Start of Recorded information
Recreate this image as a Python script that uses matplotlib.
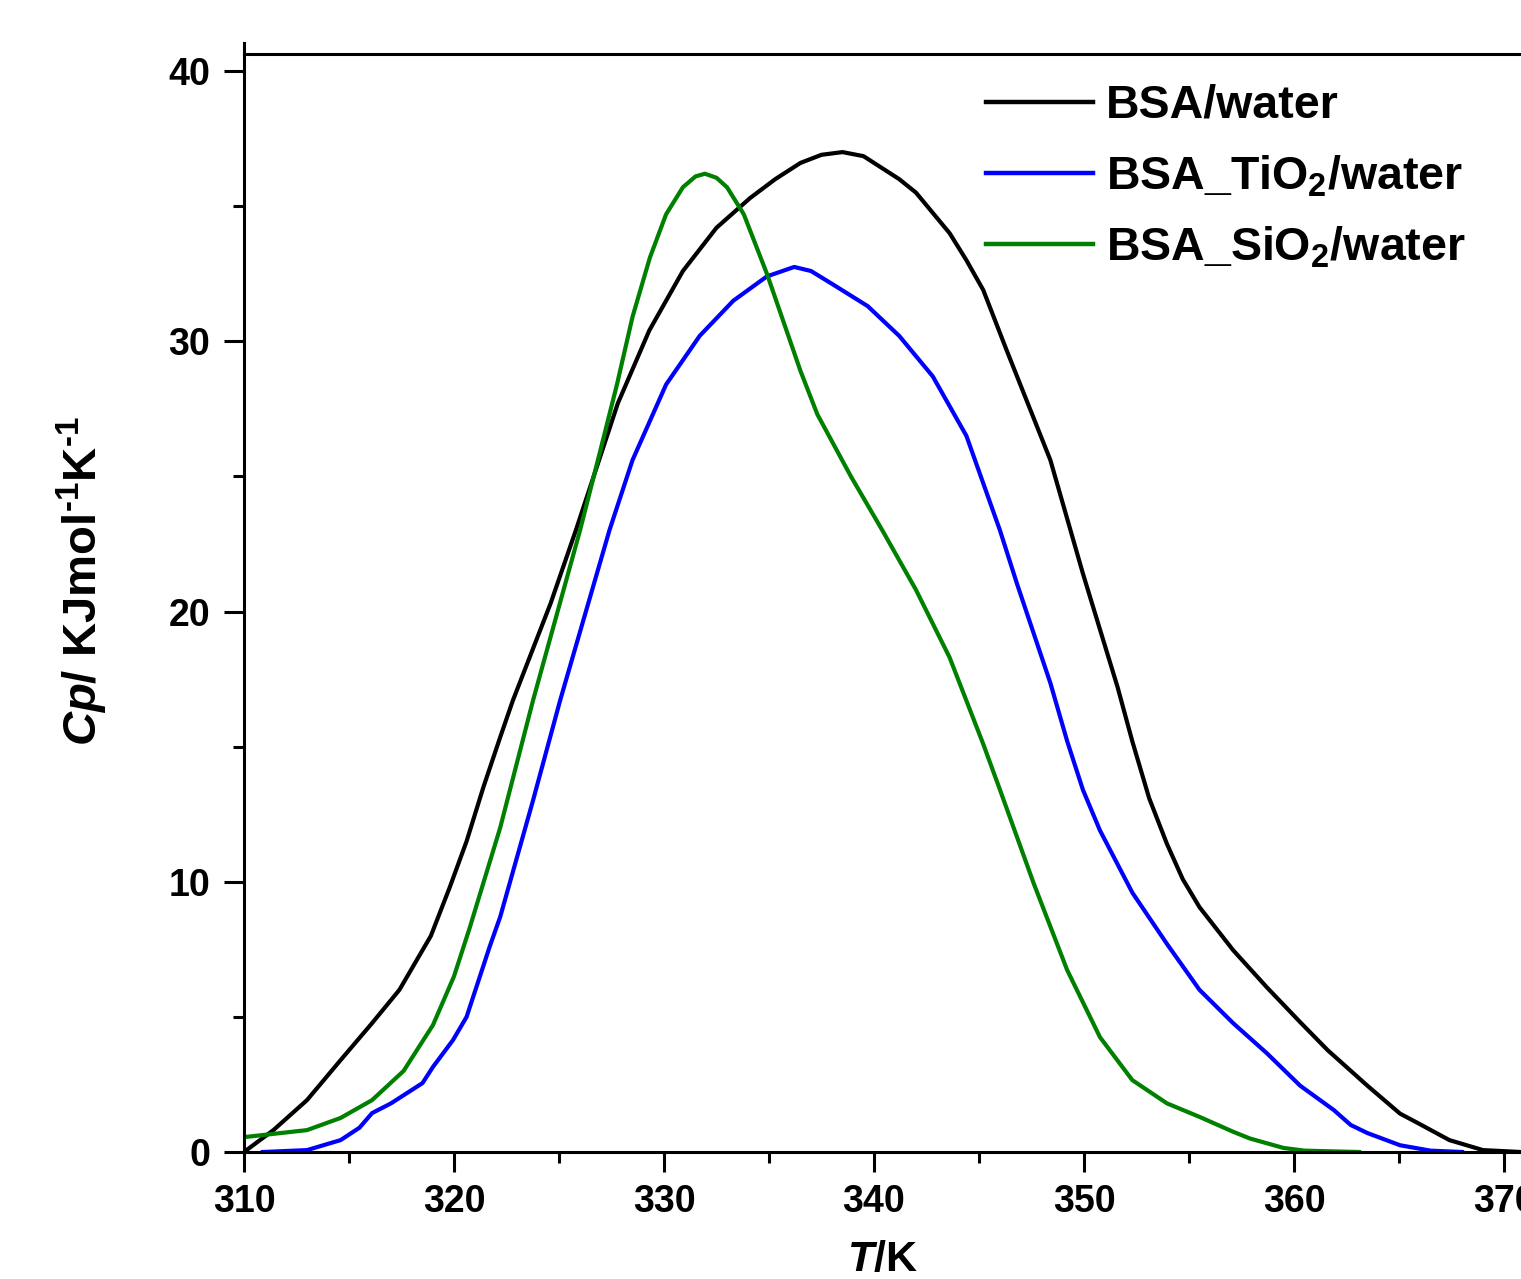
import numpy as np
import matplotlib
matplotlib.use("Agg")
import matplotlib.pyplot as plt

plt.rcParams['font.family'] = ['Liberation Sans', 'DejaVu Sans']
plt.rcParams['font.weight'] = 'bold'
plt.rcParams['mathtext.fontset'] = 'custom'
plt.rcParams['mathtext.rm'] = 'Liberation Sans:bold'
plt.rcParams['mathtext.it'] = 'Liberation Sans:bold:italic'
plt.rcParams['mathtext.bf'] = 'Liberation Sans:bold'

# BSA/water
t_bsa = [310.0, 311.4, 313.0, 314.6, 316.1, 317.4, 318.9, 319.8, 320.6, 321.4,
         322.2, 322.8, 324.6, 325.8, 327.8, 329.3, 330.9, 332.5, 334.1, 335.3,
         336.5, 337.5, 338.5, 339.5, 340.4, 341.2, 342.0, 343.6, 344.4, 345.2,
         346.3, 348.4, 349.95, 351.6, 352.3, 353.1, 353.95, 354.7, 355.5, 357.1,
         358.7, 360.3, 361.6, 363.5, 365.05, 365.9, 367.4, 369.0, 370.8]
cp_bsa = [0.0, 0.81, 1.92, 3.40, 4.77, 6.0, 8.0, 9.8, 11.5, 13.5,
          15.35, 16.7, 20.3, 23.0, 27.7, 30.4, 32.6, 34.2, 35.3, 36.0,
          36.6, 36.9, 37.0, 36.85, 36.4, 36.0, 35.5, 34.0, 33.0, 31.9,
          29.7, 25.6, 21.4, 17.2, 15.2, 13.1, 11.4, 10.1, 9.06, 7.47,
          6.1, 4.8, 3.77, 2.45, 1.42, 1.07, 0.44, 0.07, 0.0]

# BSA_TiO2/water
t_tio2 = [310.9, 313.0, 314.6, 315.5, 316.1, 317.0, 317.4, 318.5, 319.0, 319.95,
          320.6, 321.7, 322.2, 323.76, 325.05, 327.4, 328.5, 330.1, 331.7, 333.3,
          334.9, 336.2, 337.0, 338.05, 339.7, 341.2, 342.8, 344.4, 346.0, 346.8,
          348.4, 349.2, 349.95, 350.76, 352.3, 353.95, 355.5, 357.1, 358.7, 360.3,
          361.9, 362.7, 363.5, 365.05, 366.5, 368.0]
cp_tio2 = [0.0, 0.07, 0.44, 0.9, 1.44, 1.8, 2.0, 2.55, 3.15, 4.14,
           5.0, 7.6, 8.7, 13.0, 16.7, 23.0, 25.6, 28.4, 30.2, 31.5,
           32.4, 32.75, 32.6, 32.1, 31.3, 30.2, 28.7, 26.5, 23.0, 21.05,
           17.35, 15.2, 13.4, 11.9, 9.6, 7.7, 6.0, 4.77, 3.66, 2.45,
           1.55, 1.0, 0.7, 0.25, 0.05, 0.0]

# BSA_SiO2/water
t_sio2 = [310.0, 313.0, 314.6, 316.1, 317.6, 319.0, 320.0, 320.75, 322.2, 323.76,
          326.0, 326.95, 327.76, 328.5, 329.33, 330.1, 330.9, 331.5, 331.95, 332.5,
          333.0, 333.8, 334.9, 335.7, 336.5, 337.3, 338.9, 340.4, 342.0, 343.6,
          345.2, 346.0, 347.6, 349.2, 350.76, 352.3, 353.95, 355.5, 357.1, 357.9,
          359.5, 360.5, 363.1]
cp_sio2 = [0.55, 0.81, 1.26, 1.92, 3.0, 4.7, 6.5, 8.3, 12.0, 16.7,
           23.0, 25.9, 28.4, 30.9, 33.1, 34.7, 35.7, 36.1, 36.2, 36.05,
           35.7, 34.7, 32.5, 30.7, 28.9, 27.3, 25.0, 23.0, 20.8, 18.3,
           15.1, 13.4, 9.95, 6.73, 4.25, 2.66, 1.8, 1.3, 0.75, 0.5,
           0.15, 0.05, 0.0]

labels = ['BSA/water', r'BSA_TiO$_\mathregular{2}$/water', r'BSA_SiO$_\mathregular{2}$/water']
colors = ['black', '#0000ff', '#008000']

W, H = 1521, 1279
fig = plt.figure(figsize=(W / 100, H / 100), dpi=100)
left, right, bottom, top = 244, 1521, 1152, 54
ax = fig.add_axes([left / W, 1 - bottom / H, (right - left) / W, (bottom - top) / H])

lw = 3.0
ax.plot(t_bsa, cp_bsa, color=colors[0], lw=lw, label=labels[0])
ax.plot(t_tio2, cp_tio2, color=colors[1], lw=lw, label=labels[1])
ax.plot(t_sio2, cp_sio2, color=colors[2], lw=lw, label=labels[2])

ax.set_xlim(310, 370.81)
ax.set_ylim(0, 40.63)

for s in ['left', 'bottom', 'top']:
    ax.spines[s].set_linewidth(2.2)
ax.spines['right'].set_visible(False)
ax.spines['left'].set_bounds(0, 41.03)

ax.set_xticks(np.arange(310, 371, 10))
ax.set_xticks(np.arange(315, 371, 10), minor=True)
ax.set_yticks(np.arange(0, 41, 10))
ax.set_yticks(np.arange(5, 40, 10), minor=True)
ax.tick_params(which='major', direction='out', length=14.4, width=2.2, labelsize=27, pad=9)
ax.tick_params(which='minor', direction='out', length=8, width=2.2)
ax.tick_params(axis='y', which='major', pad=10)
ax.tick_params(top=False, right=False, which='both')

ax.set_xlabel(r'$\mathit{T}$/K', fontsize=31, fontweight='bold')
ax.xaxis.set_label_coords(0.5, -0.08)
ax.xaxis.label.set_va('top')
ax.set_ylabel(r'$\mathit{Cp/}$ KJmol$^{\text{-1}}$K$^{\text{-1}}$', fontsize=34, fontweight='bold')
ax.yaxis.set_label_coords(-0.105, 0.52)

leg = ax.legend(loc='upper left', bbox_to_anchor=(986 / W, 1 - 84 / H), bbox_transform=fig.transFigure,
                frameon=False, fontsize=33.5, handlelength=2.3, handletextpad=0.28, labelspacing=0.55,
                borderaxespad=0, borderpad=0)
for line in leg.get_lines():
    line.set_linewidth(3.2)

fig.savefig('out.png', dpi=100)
End of Recorded information
The problem: Output exactly the span of lines from the top of the listing through the line holding "6.1, 4.8, 3.77, 2.45, 1.42, 1.07, 0.44, 0.07, 0.0]", and leave every picture out.

Response to this task:
Recreate this image as a Python script that uses matplotlib.
import numpy as np
import matplotlib
matplotlib.use("Agg")
import matplotlib.pyplot as plt

plt.rcParams['font.family'] = ['Liberation Sans', 'DejaVu Sans']
plt.rcParams['font.weight'] = 'bold'
plt.rcParams['mathtext.fontset'] = 'custom'
plt.rcParams['mathtext.rm'] = 'Liberation Sans:bold'
plt.rcParams['mathtext.it'] = 'Liberation Sans:bold:italic'
plt.rcParams['mathtext.bf'] = 'Liberation Sans:bold'

# BSA/water
t_bsa = [310.0, 311.4, 313.0, 314.6, 316.1, 317.4, 318.9, 319.8, 320.6, 321.4,
         322.2, 322.8, 324.6, 325.8, 327.8, 329.3, 330.9, 332.5, 334.1, 335.3,
         336.5, 337.5, 338.5, 339.5, 340.4, 341.2, 342.0, 343.6, 344.4, 345.2,
         346.3, 348.4, 349.95, 351.6, 352.3, 353.1, 353.95, 354.7, 355.5, 357.1,
         358.7, 360.3, 361.6, 363.5, 365.05, 365.9, 367.4, 369.0, 370.8]
cp_bsa = [0.0, 0.81, 1.92, 3.40, 4.77, 6.0, 8.0, 9.8, 11.5, 13.5,
          15.35, 16.7, 20.3, 23.0, 27.7, 30.4, 32.6, 34.2, 35.3, 36.0,
          36.6, 36.9, 37.0, 36.85, 36.4, 36.0, 35.5, 34.0, 33.0, 31.9,
          29.7, 25.6, 21.4, 17.2, 15.2, 13.1, 11.4, 10.1, 9.06, 7.47,
          6.1, 4.8, 3.77, 2.45, 1.42, 1.07, 0.44, 0.07, 0.0]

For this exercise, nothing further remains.